- [STATED EXERCISE]
Write out the opening lines of the data word for word, up to and including the line with "0.3055, 0.3128, 0.302, 0.3128, 0.3526, 0.355]", and leave every picture and every later line out.

== AVAILABLE DATA ==

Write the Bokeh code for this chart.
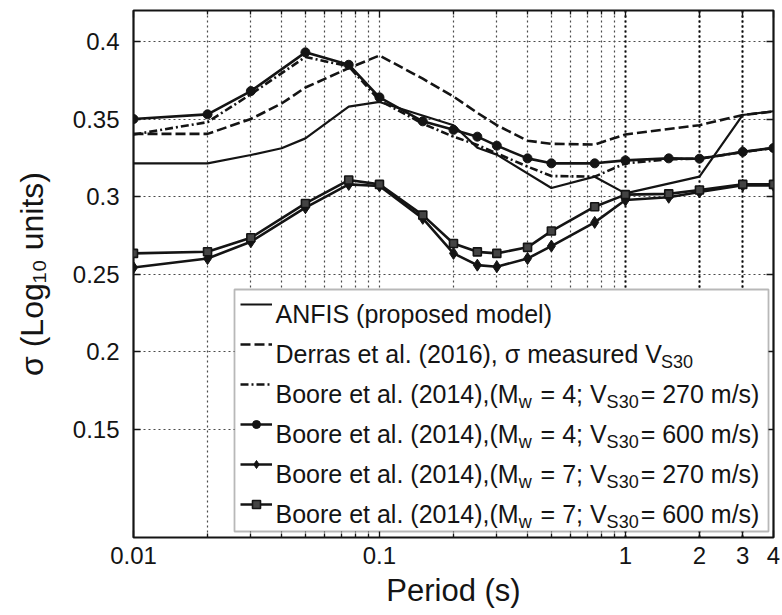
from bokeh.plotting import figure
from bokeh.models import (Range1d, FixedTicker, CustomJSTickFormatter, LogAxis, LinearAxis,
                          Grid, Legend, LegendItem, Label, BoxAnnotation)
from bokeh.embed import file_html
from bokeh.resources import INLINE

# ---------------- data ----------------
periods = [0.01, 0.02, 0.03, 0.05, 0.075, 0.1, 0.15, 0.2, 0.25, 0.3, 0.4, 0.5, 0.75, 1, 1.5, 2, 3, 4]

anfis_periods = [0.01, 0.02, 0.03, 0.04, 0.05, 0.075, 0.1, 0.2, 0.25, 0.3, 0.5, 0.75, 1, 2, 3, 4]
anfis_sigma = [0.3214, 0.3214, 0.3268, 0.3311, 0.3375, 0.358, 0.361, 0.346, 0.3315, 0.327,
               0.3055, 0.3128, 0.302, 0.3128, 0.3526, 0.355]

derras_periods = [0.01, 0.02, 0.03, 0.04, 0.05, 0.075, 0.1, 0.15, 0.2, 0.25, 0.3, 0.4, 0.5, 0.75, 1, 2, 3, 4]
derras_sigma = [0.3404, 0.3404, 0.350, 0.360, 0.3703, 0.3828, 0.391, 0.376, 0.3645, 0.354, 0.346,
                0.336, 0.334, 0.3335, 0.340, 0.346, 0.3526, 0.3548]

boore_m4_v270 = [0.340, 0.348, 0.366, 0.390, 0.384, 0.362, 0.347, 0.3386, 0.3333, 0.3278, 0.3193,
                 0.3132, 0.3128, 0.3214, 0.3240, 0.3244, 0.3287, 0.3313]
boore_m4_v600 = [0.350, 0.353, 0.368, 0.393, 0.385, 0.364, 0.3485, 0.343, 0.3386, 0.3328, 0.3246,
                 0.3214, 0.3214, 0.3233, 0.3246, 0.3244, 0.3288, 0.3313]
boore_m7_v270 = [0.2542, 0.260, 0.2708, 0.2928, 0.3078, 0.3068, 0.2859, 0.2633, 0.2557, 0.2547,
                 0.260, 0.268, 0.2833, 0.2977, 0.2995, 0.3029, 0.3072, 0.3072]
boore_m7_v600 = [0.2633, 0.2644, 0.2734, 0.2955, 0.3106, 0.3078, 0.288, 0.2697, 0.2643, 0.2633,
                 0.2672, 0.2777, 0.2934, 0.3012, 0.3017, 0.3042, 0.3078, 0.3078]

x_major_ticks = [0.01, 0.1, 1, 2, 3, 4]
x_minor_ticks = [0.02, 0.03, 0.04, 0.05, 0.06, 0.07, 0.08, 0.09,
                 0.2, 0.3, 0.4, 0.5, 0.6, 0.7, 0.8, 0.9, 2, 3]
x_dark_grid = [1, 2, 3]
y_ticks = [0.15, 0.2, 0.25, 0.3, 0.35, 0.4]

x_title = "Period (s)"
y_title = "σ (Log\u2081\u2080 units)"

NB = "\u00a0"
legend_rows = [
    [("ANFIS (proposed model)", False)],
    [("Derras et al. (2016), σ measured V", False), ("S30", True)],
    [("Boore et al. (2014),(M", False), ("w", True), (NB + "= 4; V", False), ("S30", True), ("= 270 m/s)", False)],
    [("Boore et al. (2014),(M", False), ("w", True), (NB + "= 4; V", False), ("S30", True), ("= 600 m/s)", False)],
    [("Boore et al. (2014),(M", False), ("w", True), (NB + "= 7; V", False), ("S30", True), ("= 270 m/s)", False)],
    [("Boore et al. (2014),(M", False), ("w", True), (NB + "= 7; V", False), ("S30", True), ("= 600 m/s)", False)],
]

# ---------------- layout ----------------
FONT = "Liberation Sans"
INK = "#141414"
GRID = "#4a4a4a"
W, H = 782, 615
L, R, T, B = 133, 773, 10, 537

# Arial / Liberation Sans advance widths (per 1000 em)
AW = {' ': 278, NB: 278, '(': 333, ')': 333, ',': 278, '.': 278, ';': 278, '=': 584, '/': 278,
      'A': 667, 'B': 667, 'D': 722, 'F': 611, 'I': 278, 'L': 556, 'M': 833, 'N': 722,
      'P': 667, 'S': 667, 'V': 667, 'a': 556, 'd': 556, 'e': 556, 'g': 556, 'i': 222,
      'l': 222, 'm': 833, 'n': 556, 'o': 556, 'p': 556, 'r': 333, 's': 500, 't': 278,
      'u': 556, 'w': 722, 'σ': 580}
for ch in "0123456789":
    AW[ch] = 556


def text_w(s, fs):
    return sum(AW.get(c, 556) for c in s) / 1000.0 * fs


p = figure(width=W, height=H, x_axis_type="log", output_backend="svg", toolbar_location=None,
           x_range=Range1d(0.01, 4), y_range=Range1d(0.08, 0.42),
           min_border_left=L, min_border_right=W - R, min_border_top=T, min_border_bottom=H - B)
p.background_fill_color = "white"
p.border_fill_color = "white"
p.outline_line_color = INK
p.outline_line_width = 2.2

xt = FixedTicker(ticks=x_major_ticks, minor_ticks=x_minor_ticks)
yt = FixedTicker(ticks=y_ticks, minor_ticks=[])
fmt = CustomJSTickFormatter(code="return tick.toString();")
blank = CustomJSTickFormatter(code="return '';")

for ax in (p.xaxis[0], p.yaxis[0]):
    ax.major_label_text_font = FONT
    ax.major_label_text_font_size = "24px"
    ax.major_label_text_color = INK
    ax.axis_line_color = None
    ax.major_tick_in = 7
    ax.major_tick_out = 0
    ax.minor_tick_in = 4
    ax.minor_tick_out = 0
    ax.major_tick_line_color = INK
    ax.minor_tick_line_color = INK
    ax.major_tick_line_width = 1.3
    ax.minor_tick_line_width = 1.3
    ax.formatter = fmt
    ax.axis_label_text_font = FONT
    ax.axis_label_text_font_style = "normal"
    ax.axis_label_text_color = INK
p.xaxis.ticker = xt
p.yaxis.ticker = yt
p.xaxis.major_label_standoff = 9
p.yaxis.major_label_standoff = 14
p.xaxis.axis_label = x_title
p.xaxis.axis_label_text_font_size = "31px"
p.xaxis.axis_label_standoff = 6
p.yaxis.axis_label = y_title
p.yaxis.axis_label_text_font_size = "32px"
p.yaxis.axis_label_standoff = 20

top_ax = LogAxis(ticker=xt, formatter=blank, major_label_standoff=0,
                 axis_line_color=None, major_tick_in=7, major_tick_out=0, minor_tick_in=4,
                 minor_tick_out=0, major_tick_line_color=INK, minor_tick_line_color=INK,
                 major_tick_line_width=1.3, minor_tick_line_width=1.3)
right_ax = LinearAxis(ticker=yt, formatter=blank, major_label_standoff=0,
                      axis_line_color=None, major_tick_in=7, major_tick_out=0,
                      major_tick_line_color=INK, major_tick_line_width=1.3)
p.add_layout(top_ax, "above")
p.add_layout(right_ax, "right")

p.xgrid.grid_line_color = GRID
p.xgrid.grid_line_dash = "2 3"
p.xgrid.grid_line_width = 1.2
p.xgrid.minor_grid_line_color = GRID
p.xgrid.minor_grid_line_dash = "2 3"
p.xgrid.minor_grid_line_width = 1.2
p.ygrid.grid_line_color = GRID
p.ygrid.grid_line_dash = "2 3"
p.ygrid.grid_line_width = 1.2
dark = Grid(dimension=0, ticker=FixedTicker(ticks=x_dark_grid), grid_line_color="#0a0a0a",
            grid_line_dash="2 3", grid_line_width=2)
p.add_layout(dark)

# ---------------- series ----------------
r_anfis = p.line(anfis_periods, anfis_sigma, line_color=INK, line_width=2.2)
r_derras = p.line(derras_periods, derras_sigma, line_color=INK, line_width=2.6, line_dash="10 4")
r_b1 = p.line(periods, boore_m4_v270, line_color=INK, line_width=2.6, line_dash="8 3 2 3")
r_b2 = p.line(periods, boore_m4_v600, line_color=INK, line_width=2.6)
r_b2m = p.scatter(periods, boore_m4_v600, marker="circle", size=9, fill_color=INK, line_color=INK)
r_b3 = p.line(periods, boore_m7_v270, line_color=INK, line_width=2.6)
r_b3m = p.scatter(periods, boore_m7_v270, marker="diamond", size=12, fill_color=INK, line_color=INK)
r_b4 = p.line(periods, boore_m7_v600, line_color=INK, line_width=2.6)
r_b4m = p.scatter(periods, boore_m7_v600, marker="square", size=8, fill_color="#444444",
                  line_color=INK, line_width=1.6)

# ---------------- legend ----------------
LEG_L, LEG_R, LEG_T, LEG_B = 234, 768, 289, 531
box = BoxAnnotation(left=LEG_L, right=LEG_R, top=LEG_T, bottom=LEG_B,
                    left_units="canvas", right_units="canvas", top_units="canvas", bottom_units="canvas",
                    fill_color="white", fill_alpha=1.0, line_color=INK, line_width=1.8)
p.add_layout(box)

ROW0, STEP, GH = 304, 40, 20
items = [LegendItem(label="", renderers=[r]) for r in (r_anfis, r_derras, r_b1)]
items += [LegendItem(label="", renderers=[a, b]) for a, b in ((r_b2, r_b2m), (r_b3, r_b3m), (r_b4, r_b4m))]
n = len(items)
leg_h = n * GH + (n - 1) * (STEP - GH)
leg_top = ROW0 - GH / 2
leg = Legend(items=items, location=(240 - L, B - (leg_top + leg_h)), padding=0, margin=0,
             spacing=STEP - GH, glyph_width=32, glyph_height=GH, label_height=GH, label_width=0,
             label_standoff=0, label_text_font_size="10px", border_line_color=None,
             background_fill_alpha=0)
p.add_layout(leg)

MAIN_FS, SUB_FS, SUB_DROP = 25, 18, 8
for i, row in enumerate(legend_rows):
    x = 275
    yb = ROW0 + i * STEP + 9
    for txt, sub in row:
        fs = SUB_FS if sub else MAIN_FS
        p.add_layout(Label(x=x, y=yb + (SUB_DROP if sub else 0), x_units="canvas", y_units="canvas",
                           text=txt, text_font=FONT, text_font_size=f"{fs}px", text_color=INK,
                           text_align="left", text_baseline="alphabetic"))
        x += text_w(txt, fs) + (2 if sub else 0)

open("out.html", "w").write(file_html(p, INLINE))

===

- [ANSWER TO THE EXERCISE]
Write the Bokeh code for this chart.
from bokeh.plotting import figure
from bokeh.models import (Range1d, FixedTicker, CustomJSTickFormatter, LogAxis, LinearAxis,
                          Grid, Legend, LegendItem, Label, BoxAnnotation)
from bokeh.embed import file_html
from bokeh.resources import INLINE

# ---------------- data ----------------
periods = [0.01, 0.02, 0.03, 0.05, 0.075, 0.1, 0.15, 0.2, 0.25, 0.3, 0.4, 0.5, 0.75, 1, 1.5, 2, 3, 4]

anfis_periods = [0.01, 0.02, 0.03, 0.04, 0.05, 0.075, 0.1, 0.2, 0.25, 0.3, 0.5, 0.75, 1, 2, 3, 4]
anfis_sigma = [0.3214, 0.3214, 0.3268, 0.3311, 0.3375, 0.358, 0.361, 0.346, 0.3315, 0.327,
               0.3055, 0.3128, 0.302, 0.3128, 0.3526, 0.355]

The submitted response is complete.